Première règle de gouvernance, donc : l’imposition d’une analyse juridique en vertu des droits fondamentaux dès la conception d’un projet de mesures restrictives et, si elle est mise en œuvre, son évaluation continue pour déterminer s’il est justifié de maintenir ces restrictions. 

Le deuxième paramètre est celui de la transparence. « La démocratie meurt dans la noirceur », dit le slogan du Washington Post.

Toute mesure restrictive, même avec l’objectif impératif de sauver des vies, doit faire l’objet d’une totale transparence.

Cela signifie la communication aux citoyens de tous les enjeux et de toutes les modalités d’exécution : pourquoi une telle mesure ? À partir de quelles données probantes ? Avec quelles mesures de protection ? Exécutées de quelle façon et assorties de quels recours ? L’imputabilité entraîne donc ses propres exigences de gouvernance ; si la gestion d’une crise sanitaire ne peut se faire en assemblée législative, elle doit se faire en public et sous la vigilance d’organismes de contrôle indépendants chargés de représenter les intérêts des citoyens. 

Au gouvernement fédéral, une mesure qui envisage l’utilisation de données personnelles doit faire l’objet d’une évaluation des facteurs relatifs à la vie privée, selon une directive du Conseil du Trésor, et cette évaluation doit être révisée par le Commissariat à la protection de la vie privée du Canada. La transparence doit s’appliquer à ces évaluations afin de véritablement rendre compte aux citoyens de la nature, de la portée, incluant la durée, et des objectifs des mesures adoptées. 

Malgré ces précautions, un troisième paramètre s’impose : l’imputabilité.
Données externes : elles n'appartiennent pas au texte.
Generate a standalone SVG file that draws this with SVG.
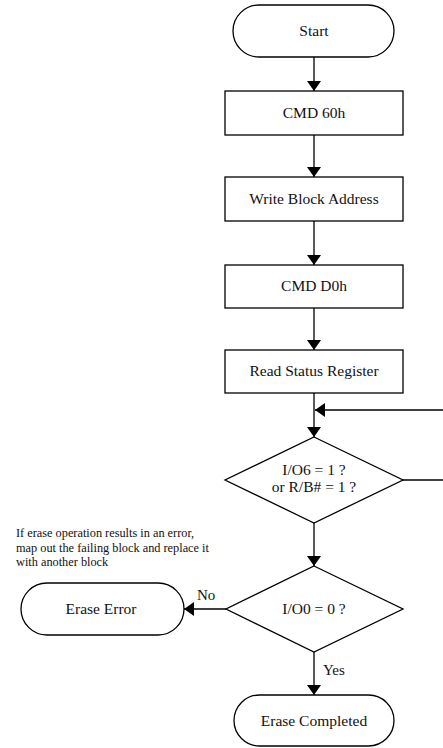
<svg xmlns="http://www.w3.org/2000/svg" width="443" height="748" viewBox="0 0 443 748">
<defs>
<style>
.n{fill:#fff;stroke:#000;stroke-width:1.3}
.t{font-family:"Liberation Serif","Times New Roman",serif;font-size:15.5px;fill:#111;text-anchor:middle}
.s{font-family:"Liberation Serif","Times New Roman",serif;font-size:12.3px;fill:#111}
.c{fill:none;stroke:#000;stroke-width:1.3}
</style>
<marker id="ah" viewBox="0 0 10 14" refX="10" refY="7" markerWidth="10" markerHeight="14" markerUnits="userSpaceOnUse" orient="auto">
<path d="M0,0 L10,7 L0,14 Z" fill="#000"/>
</marker>
</defs>
<rect width="443" height="748" fill="#fff"/>
<g id="connectors">
<line class="c" x1="314" y1="57" x2="314" y2="91" marker-end="url(#ah)"/>
<line class="c" x1="314" y1="135" x2="314" y2="177" marker-end="url(#ah)"/>
<line class="c" x1="314" y1="221" x2="314" y2="265" marker-end="url(#ah)"/>
<line class="c" x1="314" y1="308" x2="314" y2="350" marker-end="url(#ah)"/>
<line class="c" x1="314" y1="393" x2="314" y2="437" marker-end="url(#ah)"/>
<polyline class="c" points="403,480 445,480"/>
<line class="c" x1="445" y1="410" x2="315" y2="410" marker-end="url(#ah)"/>
<line class="c" x1="314" y1="523" x2="314" y2="566" marker-end="url(#ah)"/>
<line class="c" x1="226" y1="609" x2="184" y2="609" marker-end="url(#ah)"/>
<line class="c" x1="314" y1="652" x2="314" y2="695" marker-end="url(#ah)"/>
<text class="s" x="197" y="600" style="font-size:15px">No</text>
<text class="s" x="323" y="675" style="font-size:15px">Yes</text>
</g>
<g id="start">
<rect class="n" x="233" y="5" width="161" height="52" rx="26" ry="26"/>
<text class="t" x="314" y="36">Start</text>
</g>
<g id="cmd60">
<rect class="n" x="225" y="91" width="178" height="44"/>
<text class="t" x="314" y="118">CMD 60h</text>
</g>
<g id="writeaddr">
<rect class="n" x="225" y="177" width="178" height="44"/>
<text class="t" x="314" y="204">Write Block Address</text>
</g>
<g id="cmdd0">
<rect class="n" x="225" y="265" width="178" height="43"/>
<text class="t" x="314" y="291">CMD D0h</text>
</g>
<g id="readstatus">
<rect class="n" x="225" y="350" width="178" height="43"/>
<text class="t" x="314" y="376">Read Status Register</text>
</g>
<g id="check1">
<polygon class="n" points="314,437 403,480 314,523 225,480"/>
<text class="t" x="314" y="475">I/O6 = 1 ?</text>
<text class="t" x="314" y="492">or R/B# = 1 ?</text>
</g>
<g id="check0">
<polygon class="n" points="314,566 403,609 314,652 226,609"/>
<text class="t" x="314" y="614">I/O0 = 0 ?</text>
</g>
<g id="note">
<text class="s" x="16" y="537">If erase operation results in an error,</text>
<text class="s" x="16" y="552">map out the failing block and replace it</text>
<text class="s" x="16" y="566">with another block</text>
</g>
<g id="error">
<rect class="n" x="21" y="583" width="163" height="52" rx="26" ry="26"/>
<text class="t" x="101" y="614">Erase Error</text>
</g>
<g id="done">
<rect class="n" x="234" y="695" width="160" height="51" rx="25.5" ry="25.5"/>
<text class="t" x="314" y="726">Erase Completed</text>
</g>
</svg>
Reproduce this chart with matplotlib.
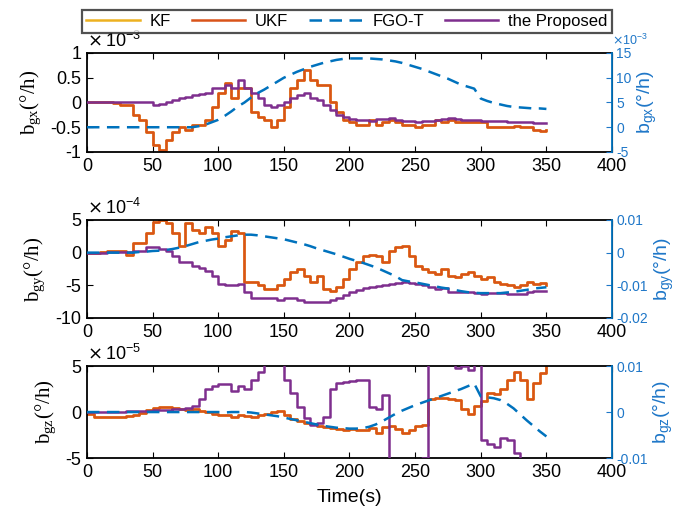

À chaque pouvoir créé doit correspondre un recours de contestation, indépendant et accessible, par lequel un citoyen peut contester l’application d’une mesure restrictive.

Le recours aux tribunaux est toujours possible, mais il peut être illusoire en temps de crise où les mesures sont appliquées sous l’emprise de l’urgence. Un mécanisme de contestation doit être assigné ou créé pour assurer le droit réel de contester la restriction, adapté aux circonstances, tant au nom des droits individuels qu’en celui de l’intérêt public. 

Finalement, comme la quatrième bordure d’un cadre, le dernier paramètre que je poserai est celui des mécanismes de contrôle.

Par exemple, comme l’Office de surveillance des activités en matière de sécurité nationale et de renseignement qui inspecte et émet des rapports publics sur les activités du Service canadien du renseignement de sécurité de façon continue, un organisme devrait être chargé de vérifier la conformité aux règles de droits fondamentaux de l’application des mesures restrictives : l’application des mesures a-t-elle été limitée aux exigences de l’objectif de santé publique qu’elles appuyaient ? A-t-elle été limitée à la durée prescrite ? En somme, les engagements du gouvernement envers les citoyens dans la justification et l’application des mesures ont-ils été respectés ? 

Voilà comment une démocratie survit à une pandémie : par l’engagement total et honnête des citoyens. Jusqu’à présent, notre attachement à la démocratie est manifeste, tant chez les politiciens que chez les citoyens. Le pronostic est bon tant que nous restons vigilants.